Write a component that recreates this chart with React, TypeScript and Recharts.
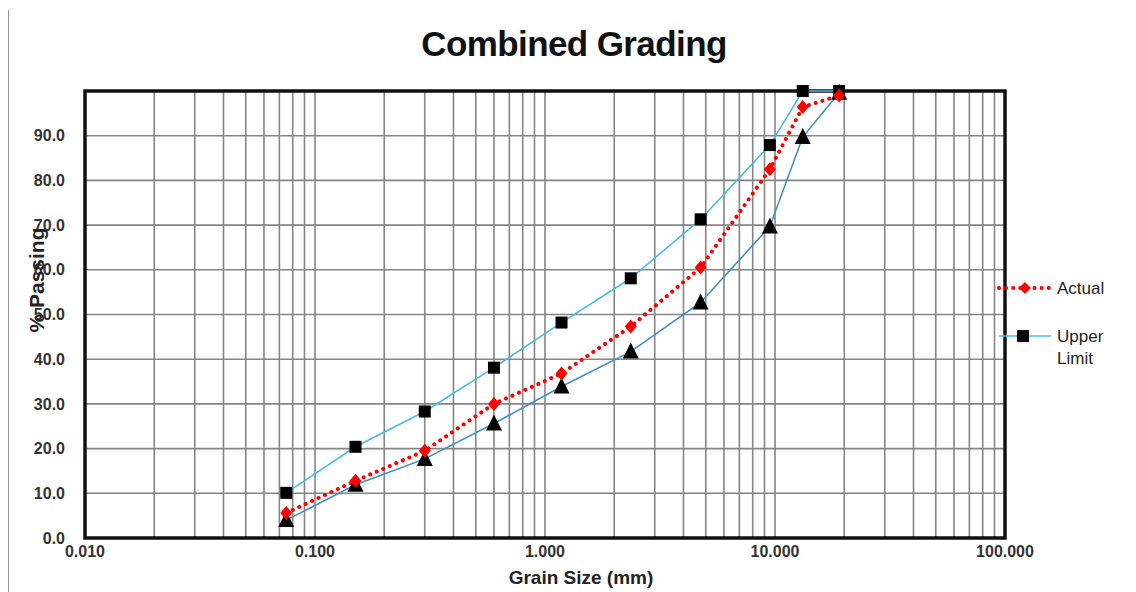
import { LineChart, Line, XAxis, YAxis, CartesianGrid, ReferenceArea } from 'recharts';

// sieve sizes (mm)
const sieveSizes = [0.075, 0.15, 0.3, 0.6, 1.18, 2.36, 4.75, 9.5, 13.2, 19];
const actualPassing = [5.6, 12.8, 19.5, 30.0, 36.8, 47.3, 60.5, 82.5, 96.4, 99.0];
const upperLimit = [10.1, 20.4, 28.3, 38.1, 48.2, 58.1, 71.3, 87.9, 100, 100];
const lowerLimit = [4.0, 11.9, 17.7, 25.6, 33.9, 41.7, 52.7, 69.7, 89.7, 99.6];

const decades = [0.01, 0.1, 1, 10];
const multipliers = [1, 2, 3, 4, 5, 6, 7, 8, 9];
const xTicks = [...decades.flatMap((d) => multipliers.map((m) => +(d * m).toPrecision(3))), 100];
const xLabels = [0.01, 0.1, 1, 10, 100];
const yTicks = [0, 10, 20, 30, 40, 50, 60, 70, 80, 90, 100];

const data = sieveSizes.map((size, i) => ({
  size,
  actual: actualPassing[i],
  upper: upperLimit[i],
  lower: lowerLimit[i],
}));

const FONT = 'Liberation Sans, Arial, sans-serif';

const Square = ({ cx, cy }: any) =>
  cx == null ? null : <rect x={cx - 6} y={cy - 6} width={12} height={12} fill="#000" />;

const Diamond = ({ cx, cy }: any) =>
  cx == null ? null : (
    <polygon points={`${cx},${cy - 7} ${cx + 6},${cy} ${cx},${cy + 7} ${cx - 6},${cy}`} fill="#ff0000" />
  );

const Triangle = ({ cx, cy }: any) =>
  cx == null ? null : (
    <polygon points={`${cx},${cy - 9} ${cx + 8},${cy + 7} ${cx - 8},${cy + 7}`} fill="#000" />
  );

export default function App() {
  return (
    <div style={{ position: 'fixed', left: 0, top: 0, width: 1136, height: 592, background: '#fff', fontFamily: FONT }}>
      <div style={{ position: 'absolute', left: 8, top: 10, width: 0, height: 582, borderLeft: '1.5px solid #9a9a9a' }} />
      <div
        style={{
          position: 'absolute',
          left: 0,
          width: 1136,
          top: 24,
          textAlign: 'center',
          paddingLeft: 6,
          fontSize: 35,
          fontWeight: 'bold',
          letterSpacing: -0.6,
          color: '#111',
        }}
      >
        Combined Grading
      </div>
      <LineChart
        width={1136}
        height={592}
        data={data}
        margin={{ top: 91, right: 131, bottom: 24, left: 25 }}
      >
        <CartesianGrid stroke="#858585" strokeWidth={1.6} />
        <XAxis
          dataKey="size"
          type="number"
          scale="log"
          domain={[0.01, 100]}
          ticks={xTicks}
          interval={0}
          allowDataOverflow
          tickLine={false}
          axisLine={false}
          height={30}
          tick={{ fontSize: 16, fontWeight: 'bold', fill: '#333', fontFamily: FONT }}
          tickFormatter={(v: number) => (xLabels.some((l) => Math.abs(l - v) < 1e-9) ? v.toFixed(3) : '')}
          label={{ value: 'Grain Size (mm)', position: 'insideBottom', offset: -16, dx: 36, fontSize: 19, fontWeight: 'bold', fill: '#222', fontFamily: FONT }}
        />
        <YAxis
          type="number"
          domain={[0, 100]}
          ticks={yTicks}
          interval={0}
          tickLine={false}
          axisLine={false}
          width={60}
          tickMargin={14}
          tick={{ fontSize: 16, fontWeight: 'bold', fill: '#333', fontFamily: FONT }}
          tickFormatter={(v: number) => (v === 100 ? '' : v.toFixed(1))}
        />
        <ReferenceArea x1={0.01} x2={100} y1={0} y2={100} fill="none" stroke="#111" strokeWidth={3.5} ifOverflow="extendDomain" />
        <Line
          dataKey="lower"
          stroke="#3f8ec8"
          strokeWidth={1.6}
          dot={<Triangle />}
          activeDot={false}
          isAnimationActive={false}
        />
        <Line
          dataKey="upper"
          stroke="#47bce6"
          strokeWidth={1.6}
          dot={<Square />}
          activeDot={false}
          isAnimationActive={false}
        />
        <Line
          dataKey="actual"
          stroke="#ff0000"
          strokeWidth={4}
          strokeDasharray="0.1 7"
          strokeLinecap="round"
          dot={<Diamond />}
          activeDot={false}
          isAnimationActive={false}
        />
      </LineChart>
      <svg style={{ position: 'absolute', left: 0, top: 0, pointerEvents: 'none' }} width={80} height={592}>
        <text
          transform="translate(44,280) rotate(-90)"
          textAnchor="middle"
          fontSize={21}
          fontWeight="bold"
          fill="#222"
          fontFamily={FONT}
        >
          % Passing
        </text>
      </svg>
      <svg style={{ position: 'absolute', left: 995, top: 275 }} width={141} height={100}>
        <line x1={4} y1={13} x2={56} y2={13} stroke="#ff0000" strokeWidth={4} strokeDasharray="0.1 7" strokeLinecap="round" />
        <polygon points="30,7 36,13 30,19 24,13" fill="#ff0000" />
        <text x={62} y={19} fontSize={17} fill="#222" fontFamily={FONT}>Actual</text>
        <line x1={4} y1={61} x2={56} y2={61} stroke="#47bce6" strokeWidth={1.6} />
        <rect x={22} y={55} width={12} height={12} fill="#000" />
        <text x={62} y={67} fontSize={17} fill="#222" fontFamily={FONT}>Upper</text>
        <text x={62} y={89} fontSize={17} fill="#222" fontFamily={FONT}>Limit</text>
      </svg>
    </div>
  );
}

- [Given task]:
Write the listing out a second time exactly, dropping all images.

- [Full answer]:
Write a component that recreates this chart with React, TypeScript and Recharts.
import { LineChart, Line, XAxis, YAxis, CartesianGrid, ReferenceArea } from 'recharts';

// sieve sizes (mm)
const sieveSizes = [0.075, 0.15, 0.3, 0.6, 1.18, 2.36, 4.75, 9.5, 13.2, 19];
const actualPassing = [5.6, 12.8, 19.5, 30.0, 36.8, 47.3, 60.5, 82.5, 96.4, 99.0];
const upperLimit = [10.1, 20.4, 28.3, 38.1, 48.2, 58.1, 71.3, 87.9, 100, 100];
const lowerLimit = [4.0, 11.9, 17.7, 25.6, 33.9, 41.7, 52.7, 69.7, 89.7, 99.6];

const decades = [0.01, 0.1, 1, 10];
const multipliers = [1, 2, 3, 4, 5, 6, 7, 8, 9];
const xTicks = [...decades.flatMap((d) => multipliers.map((m) => +(d * m).toPrecision(3))), 100];
const xLabels = [0.01, 0.1, 1, 10, 100];
const yTicks = [0, 10, 20, 30, 40, 50, 60, 70, 80, 90, 100];

const data = sieveSizes.map((size, i) => ({
  size,
  actual: actualPassing[i],
  upper: upperLimit[i],
  lower: lowerLimit[i],
}));

const FONT = 'Liberation Sans, Arial, sans-serif';

const Square = ({ cx, cy }: any) =>
  cx == null ? null : <rect x={cx - 6} y={cy - 6} width={12} height={12} fill="#000" />;

const Diamond = ({ cx, cy }: any) =>
  cx == null ? null : (
    <polygon points={`${cx},${cy - 7} ${cx + 6},${cy} ${cx},${cy + 7} ${cx - 6},${cy}`} fill="#ff0000" />
  );

const Triangle = ({ cx, cy }: any) =>
  cx == null ? null : (
    <polygon points={`${cx},${cy - 9} ${cx + 8},${cy + 7} ${cx - 8},${cy + 7}`} fill="#000" />
  );

export default function App() {
  return (
    <div style={{ position: 'fixed', left: 0, top: 0, width: 1136, height: 592, background: '#fff', fontFamily: FONT }}>
      <div style={{ position: 'absolute', left: 8, top: 10, width: 0, height: 582, borderLeft: '1.5px solid #9a9a9a' }} />
      <div
        style={{
          position: 'absolute',
          left: 0,
          width: 1136,
          top: 24,
          textAlign: 'center',
          paddingLeft: 6,
          fontSize: 35,
          fontWeight: 'bold',
          letterSpacing: -0.6,
          color: '#111',
        }}
      >
        Combined Grading
      </div>
      <LineChart
        width={1136}
        height={592}
        data={data}
        margin={{ top: 91, right: 131, bottom: 24, left: 25 }}
      >
        <CartesianGrid stroke="#858585" strokeWidth={1.6} />
        <XAxis
          dataKey="size"
          type="number"
          scale="log"
          domain={[0.01, 100]}
          ticks={xTicks}
          interval={0}
          allowDataOverflow
          tickLine={false}
          axisLine={false}
          height={30}
          tick={{ fontSize: 16, fontWeight: 'bold', fill: '#333', fontFamily: FONT }}
          tickFormatter={(v: number) => (xLabels.some((l) => Math.abs(l - v) < 1e-9) ? v.toFixed(3) : '')}
          label={{ value: 'Grain Size (mm)', position: 'insideBottom', offset: -16, dx: 36, fontSize: 19, fontWeight: 'bold', fill: '#222', fontFamily: FONT }}
        />
        <YAxis
          type="number"
          domain={[0, 100]}
          ticks={yTicks}
          interval={0}
          tickLine={false}
          axisLine={false}
          width={60}
          tickMargin={14}
          tick={{ fontSize: 16, fontWeight: 'bold', fill: '#333', fontFamily: FONT }}
          tickFormatter={(v: number) => (v === 100 ? '' : v.toFixed(1))}
        />
        <ReferenceArea x1={0.01} x2={100} y1={0} y2={100} fill="none" stroke="#111" strokeWidth={3.5} ifOverflow="extendDomain" />
        <Line
          dataKey="lower"
          stroke="#3f8ec8"
          strokeWidth={1.6}
          dot={<Triangle />}
          activeDot={false}
          isAnimationActive={false}
        />
        <Line
          dataKey="upper"
          stroke="#47bce6"
          strokeWidth={1.6}
          dot={<Square />}
          activeDot={false}
          isAnimationActive={false}
        />
        <Line
          dataKey="actual"
          stroke="#ff0000"
          strokeWidth={4}
          strokeDasharray="0.1 7"
          strokeLinecap="round"
          dot={<Diamond />}
          activeDot={false}
          isAnimationActive={false}
        />
      </LineChart>
      <svg style={{ position: 'absolute', left: 0, top: 0, pointerEvents: 'none' }} width={80} height={592}>
        <text
          transform="translate(44,280) rotate(-90)"
          textAnchor="middle"
          fontSize={21}
          fontWeight="bold"
          fill="#222"
          fontFamily={FONT}
        >
          % Passing
        </text>
      </svg>
      <svg style={{ position: 'absolute', left: 995, top: 275 }} width={141} height={100}>
        <line x1={4} y1={13} x2={56} y2={13} stroke="#ff0000" strokeWidth={4} strokeDasharray="0.1 7" strokeLinecap="round" />
        <polygon points="30,7 36,13 30,19 24,13" fill="#ff0000" />
        <text x={62} y={19} fontSize={17} fill="#222" fontFamily={FONT}>Actual</text>
        <line x1={4} y1={61} x2={56} y2={61} stroke="#47bce6" strokeWidth={1.6} />
        <rect x={22} y={55} width={12} height={12} fill="#000" />
        <text x={62} y={67} fontSize={17} fill="#222" fontFamily={FONT}>Upper</text>
        <text x={62} y={89} fontSize={17} fill="#222" fontFamily={FONT}>Limit</text>
      </svg>
    </div>
  );
}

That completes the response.